Outro fator que levou a PF a desconfiar do governador foi o crescimento do seu patrimônio. Os sigilos fiscais de Cameli, de 2018 a 2021, foram analisados e mostram um aumento exponencial, além da existência de considerável diferença entre o que foi declarado e o patrimônio oculto.
Após ser eleito governador em 2018, o patrimônio, segundo a apuração, cresceu quase cinco vezes em relação ao declarado ao iniciar o mandato.
O valor oficialmente declarado naquele ano foi de R$ 2,8 milhões, e os dados mostram que, em 2021, o patrimônio real era de R$ 16 milhões, um crescimento de mais de 470%.
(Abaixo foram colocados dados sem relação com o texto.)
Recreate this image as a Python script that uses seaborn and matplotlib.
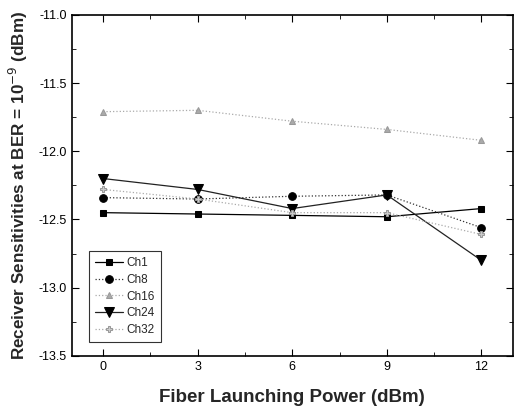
import matplotlib
matplotlib.use("Agg")
import matplotlib.pyplot as plt
from matplotlib.ticker import MultipleLocator
import numpy as np
import pandas as pd
import seaborn as sns

sns.set_style("ticks")
plt.rcParams["font.family"] = ["Liberation Sans", "DejaVu Sans"]

# Fiber launching power (dBm)
power = [0, 3, 6, 9, 12]

# Receiver sensitivity at BER = 1e-9 (dBm) per channel
ch1 = [-12.45, -12.46, -12.47, -12.48, -12.42]
ch8 = [-12.34, -12.35, -12.33, -12.32, -12.56]
ch16 = [-11.71, -11.70, -11.78, -11.84, -11.92]
ch24 = [-12.20, -12.28, -12.42, -12.32, -12.80]
ch32 = [-12.28, -12.35, -12.45, -12.45, -12.61]

channels = ["Ch1", "Ch8", "Ch16", "Ch24", "Ch32"]
values = [ch1, ch8, ch16, ch24, ch32]

df = pd.DataFrame({
    "power": power * len(channels),
    "sens": np.concatenate(values),
    "channel": np.repeat(channels, len(power)),
})

styles = {
    "Ch1":  dict(color="black",   ls="-",  marker="s", mfc="black",   mec="black",   ms=5),
    "Ch8":  dict(color="#333333", ls=":",  marker="o", mfc="black",   mec="black",   ms=5.5),
    "Ch16": dict(color="#aaaaaa", ls=":",  marker="^", mfc="#aaaaaa", mec="#999999", ms=4.5),
    "Ch24": dict(color="#222222", ls="-",  marker="v", mfc="black",   mec="black",   ms=6.5),
    "Ch32": dict(color="#aaaaaa", ls=":",  marker="P", mfc="#cccccc", mec="#999999", ms=5),
}

fig = plt.figure(figsize=(5.15, 4.11), dpi=100)
ax = fig.add_axes([0.139, 0.134, 0.857, 0.830])

for name in channels:
    st = styles[name]
    sub = df[df["channel"] == name]
    sns.lineplot(data=sub, x="power", y="sens", ax=ax, color=st["color"],
                 linestyle=st["ls"], linewidth=0.9, marker=st["marker"],
                 markersize=st["ms"], markerfacecolor=st["mfc"],
                 markeredgecolor=st["mec"], label=name)

ax.set_xlim(-1, 13)
ax.set_ylim(-13.5, -11.0)
ax.xaxis.set_major_locator(MultipleLocator(3))
ax.xaxis.set_minor_locator(MultipleLocator(1.5))
ax.yaxis.set_major_locator(MultipleLocator(0.5))
ax.yaxis.set_minor_locator(MultipleLocator(0.25))
ax.set_yticklabels([f"{v:.1f}" for v in ax.get_yticks()])

ax.tick_params(which="both", direction="in", top=True, right=True,
               labelsize=9, colors="black")
ax.tick_params(which="major", length=5)
ax.tick_params(which="minor", length=3)
for s in ax.spines.values():
    s.set_linewidth(1.2)
    s.set_color("black")

ax.set_xlabel("Fiber Launching Power (dBm)", fontsize=13.5, fontweight="bold", labelpad=12)
ax.set_ylabel("Receiver Sensitivities at BER = 10$^{-9}$ (dBm)", fontsize=12.3,
              fontweight="bold", labelpad=6)

leg = ax.legend(loc="lower left", bbox_to_anchor=(0.039, 0.041), borderaxespad=0,
                fontsize=8.5, frameon=True, fancybox=False, edgecolor="black",
                handlelength=2.4, labelspacing=0.4, borderpad=0.5, handletextpad=0.3)
leg.get_frame().set_linewidth(0.8)

fig.savefig("out.png", dpi=100)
Na 1ª fase da operação, em dezembro de 2021, o governador foi alvo de busca e apreensão e o STJ determinou o afastamento da coordenadora do seu gabinete, do secretário de Indústria, Ciência e Tecnologia e de outros dois servidores.
À época, segundo a polícia, a investigação mirava um esquema de corrupção integrado pelos agentes públicos em conluio com empresários que aparelhou a estrutura do governo para desviar dinheiro público.
No mesmo mês de 2021, a PF realizou a segunda fase da Ptolomeu e prendeu Rosângela Gama, então coordenadora de gabinete do Governo do Acre. A servidora, de acordo com a investigação, tentou obstruir a investigação em andamento.